Investors Expected an AI Boom — But Adoption Is Lagging

Investors Expected an AI Boom — But Adoption Is Lagging

A recent The Economist article highlights a surprising disconnect: despite massive optimism and investment in AI, real-world adoption of AI by businesses is stagnating. According to a survey by the U.S. Census Bureau, the share of American workers using AI at work recently dropped to about 11%, and usage has even fallen among larger firms.

This slowdown is concerning because for AI investments — infrastructure, chips, cloud services — to pay off and justify their scale, normal businesses must integrate AI into everyday operations. Analysts estimate that firms would need on the order of hundreds of billions of dollars in annual AI revenues to make the $5 trillion global investment on AI infrastructure worthwhile.

Part of the problem seems to be disappointment with what current AI tools deliver.
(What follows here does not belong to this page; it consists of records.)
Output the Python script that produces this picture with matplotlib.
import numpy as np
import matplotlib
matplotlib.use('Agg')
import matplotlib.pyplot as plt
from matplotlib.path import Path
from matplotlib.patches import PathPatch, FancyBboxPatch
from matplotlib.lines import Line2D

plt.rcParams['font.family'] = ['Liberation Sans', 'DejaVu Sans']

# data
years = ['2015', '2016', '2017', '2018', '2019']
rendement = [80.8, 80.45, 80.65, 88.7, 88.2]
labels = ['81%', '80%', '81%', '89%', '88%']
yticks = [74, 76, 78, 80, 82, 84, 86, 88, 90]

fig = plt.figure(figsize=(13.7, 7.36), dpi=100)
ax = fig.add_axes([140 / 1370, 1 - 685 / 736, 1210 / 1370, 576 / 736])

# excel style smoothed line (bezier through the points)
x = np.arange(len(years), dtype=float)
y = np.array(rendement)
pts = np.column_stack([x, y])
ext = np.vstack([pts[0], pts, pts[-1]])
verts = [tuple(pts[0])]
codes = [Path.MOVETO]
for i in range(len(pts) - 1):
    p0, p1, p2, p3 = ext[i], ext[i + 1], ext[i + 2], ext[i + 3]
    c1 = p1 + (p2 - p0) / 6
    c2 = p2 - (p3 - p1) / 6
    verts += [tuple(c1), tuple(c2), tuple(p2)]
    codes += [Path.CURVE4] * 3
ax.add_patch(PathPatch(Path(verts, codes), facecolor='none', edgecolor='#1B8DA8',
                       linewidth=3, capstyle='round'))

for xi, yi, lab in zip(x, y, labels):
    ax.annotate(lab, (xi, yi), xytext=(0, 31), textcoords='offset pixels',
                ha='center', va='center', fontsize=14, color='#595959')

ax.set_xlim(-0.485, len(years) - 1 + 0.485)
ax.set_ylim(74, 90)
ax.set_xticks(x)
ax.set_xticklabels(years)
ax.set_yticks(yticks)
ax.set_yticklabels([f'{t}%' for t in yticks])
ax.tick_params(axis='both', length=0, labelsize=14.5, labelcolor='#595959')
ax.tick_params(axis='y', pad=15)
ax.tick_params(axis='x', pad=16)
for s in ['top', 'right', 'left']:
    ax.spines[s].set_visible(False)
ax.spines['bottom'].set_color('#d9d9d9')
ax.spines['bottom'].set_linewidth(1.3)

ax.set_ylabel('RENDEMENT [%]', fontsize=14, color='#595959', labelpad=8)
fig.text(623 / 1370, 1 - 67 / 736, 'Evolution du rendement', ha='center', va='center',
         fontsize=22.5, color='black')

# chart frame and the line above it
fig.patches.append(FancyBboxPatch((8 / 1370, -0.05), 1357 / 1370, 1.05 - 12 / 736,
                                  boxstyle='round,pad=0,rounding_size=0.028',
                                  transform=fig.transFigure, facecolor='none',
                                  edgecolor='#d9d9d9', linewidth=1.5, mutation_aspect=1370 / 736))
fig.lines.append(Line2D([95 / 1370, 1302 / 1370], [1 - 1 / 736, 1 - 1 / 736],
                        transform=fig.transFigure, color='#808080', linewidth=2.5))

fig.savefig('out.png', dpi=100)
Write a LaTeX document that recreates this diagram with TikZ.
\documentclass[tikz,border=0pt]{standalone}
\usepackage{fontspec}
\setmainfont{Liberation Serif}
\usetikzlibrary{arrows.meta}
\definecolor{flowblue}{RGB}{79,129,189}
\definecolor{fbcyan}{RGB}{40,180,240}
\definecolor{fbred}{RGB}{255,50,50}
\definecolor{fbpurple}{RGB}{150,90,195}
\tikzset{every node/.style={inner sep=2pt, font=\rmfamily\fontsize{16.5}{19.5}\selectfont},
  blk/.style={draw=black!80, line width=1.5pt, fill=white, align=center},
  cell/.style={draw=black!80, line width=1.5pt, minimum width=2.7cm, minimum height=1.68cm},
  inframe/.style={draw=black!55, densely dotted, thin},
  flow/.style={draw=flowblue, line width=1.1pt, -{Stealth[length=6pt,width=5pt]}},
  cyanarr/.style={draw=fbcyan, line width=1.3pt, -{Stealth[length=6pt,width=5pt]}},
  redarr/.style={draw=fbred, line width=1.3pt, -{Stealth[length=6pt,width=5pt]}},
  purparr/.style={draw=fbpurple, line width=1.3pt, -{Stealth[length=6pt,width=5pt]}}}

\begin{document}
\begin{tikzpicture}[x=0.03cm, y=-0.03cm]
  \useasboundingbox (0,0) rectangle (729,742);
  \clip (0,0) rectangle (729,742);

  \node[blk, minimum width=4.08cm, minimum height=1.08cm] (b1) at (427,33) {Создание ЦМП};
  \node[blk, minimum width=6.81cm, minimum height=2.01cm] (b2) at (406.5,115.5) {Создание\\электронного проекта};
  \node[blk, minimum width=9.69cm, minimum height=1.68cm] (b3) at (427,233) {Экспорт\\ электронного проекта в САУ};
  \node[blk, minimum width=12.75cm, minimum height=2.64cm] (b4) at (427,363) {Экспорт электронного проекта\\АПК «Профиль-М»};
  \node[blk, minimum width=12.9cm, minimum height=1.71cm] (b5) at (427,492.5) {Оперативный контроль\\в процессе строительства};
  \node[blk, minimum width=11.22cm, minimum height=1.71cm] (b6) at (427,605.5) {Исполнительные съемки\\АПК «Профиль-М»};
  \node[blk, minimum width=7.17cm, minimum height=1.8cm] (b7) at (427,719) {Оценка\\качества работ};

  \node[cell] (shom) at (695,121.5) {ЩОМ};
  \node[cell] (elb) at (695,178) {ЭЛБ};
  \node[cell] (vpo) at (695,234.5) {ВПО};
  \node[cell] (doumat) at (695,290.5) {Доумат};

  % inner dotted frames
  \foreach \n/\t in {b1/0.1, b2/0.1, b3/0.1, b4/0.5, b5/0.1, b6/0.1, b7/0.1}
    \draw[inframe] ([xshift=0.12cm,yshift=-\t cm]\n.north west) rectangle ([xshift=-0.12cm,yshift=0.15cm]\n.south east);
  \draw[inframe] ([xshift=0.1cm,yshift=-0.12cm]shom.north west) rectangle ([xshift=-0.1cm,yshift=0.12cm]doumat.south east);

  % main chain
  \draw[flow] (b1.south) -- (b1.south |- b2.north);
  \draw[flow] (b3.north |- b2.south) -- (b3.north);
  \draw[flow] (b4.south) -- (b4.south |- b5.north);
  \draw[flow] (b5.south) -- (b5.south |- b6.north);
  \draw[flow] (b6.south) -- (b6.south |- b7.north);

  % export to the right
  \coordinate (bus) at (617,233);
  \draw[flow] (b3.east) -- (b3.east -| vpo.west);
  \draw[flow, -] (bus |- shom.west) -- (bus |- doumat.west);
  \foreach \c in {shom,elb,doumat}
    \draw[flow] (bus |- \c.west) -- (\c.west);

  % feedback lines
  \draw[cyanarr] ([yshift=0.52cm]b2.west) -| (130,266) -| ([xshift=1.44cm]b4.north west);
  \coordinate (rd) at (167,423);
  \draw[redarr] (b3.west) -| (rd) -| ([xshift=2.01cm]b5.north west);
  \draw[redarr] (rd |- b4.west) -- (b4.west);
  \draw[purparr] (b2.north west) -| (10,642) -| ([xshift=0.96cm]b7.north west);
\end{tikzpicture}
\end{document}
Several surveys of companies show that many firms report lower-than-expected returns from AI initiatives. For example, a consultancy-industry survey found that a minority of companies have seen AI outcomes exceed expectations; most say results fell short.

All this means that although headlines continue to hype AI as a transformative force — and investors continue funding infrastructure — the economic pay-off is proving slower, more uneven, and harder to deliver than many hoped. The “AI revolution” may well be underway — but as of now, it seems more like a tentative first step rather than a sweeping transformation.